29. But what is the substantial loss that the Appellant is likely to suffer if the order is not granted? As discussed above, this is a succession matter where the primary asset is land. If the judgment is executed and land is subdivided as ordered by the lower Court, there is likelihood that title to the land might pass to Third Parties making it impossible for the Applicants to recover the land. Additionally, the Applicants claim to be in possession of the land and execution will entail eviction.

30. I have already concluded above that this Application was brought without undue delay.

31. Finally, this is not an appropriate case for demanding security for interests: if the Respondent succeeds on appeal, an appropriatedecree will be for distribution of the Deceased’s estate as per the lower Court’s decision and an order for vacant possession and/or eviction if necessary.

32. Consequently, I find and hold that the Applicants have satisfied the conditions for the grant of stay of execution.

D.DISPOSAL AND ORDERS

33. In order to balance the rights of both the Applicants and the Respondent, I will condition the prayers granted here with the adherence by the Applicants of strict timelines as under:

a. The Applicants shall file and serve a Memorandum of Appeal within seven days of the date hereof.

b. The Applicants shall file and serve the Record of Appeal within fourteen days from the date hereof.

c. The Applicants shall write to the Deputy Registrar requesting him to place the Appeal before the Judge for directions within fourteen days of the filing of the Record of Appeal.

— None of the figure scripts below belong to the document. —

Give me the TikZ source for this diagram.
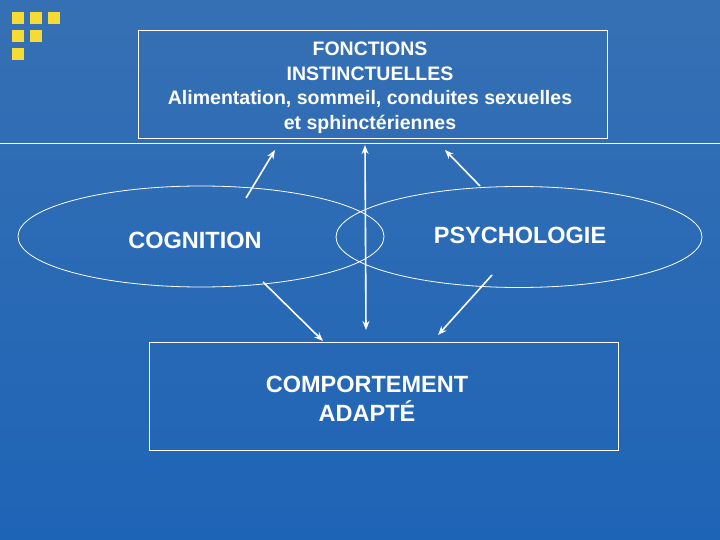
\documentclass[tikz,border=0pt]{standalone}
\usepackage{fontspec}
\setmainfont{Liberation Sans}
\usepackage{xcolor}
\usepackage{tikz}
\usetikzlibrary{shapes.geometric, arrows.meta, positioning}

\definecolor{bgtop}{RGB}{54,112,180}
\definecolor{bgbottom}{RGB}{30,100,182}
\definecolor{squareyellow}{RGB}{248,218,52}

\begin{document}
\begin{tikzpicture}[
    x=1pt, y=-1pt,
    box/.style={rectangle, draw=white, line width=0.8pt, minimum width=469pt, minimum height=108pt, inner sep=0pt},
    oval/.style={ellipse, draw=white, line width=0.8pt, minimum width=366pt, minimum height=101pt, inner sep=0pt},
    label/.style={text=white, align=center, font=\bfseries\fontsize{19.5}{24.5}\selectfont},
    biglabel/.style={text=white, align=center, font=\bfseries\fontsize{23.5}{29}\selectfont},
    arrow/.style={-{Stealth[length=9pt, width=7pt]}, line width=1.6pt, white},
    darrow/.style={{Stealth[length=9pt, width=7pt]}-{Stealth[length=9pt, width=7pt]}, line width=1.6pt, white}
]
    % Background
    \useasboundingbox (0,0) rectangle (720,540);
    \shade[top color=bgtop, bottom color=bgbottom] (0,0) rectangle (720,540);

    % Yellow squares
    \foreach \sx/\sy in {12/12, 30/12, 48/12, 12/30, 30/30, 12/48}
        \fill[squareyellow] (\sx,\sy) rectangle ++(12,12);

    % Separator line
    \draw[white, line width=1pt] (0,144) -- (720,144);

    % Boxes
    \node[box] (fonctions) at (372.5,84) {};
    \node[label] (fontext) at (370,87.5) {FONCTIONS\\INSTINCTUELLES\\Alimentation, sommeil, conduites sexuelles\\et sphinctériennes};
    \node[box] (comportement) at (384,396) {};
    \node[biglabel] (comptext) at (367,399) {COMPORTEMENT\\ADAPTÉ};

    % Ellipses
    \node[oval] (cognition) at (201,236.5) {};
    \node[oval] (psycho) at (519,237) {};
    \node[biglabel] (cogtext) at (195,240) {COGNITION};
    \node[biglabel] (psytext) at (520,235) {PSYCHOLOGIE};

    % Arrow ends
    \coordinate (cogup) at (246,198);
    \coordinate (fonleft) at (275,150);
    \coordinate (psyup) at (480,186);
    \coordinate (fonright) at (445,150);
    \coordinate (midtop) at (365,145);
    \coordinate (midbot) at (366,330);
    \coordinate (cogdown) at (263,282);
    \coordinate (compleft) at (323,341);
    \coordinate (psydown) at (492,275);
    \coordinate (compright) at (438,335);

    \draw[arrow] (cogup) -- (fonleft);
    \draw[arrow] (psyup) -- (fonright);
    \draw[darrow] (midtop) -- (midbot);
    \draw[arrow] (cogdown) -- (compleft);
    \draw[arrow] (psydown) -- (compright);
\end{tikzpicture}
\end{document}
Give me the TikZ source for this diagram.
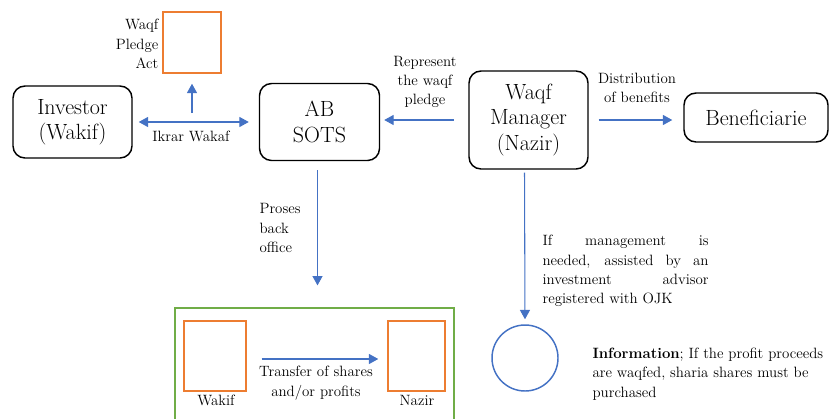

d. There shall be a stay of execution of the Certificate of Confirmation of Grant issued in Githunguri SPM Succession Cause No. 1 of 2014 in the matter of the estate of James Kiarii Karanga (deceased) until the hearing and determination of the intended appeal.

e. The costs of this Application will be in the cause.

34. The failure to abide by any of the conditions above will immediately nullify the stay issued herein and execution may proceed. If the conditions are met, the stay shall be valid during the pendency of the appeal

35. Orders accordingly.

Dated and delivered at Kiambu this 5thDay of October, 2017.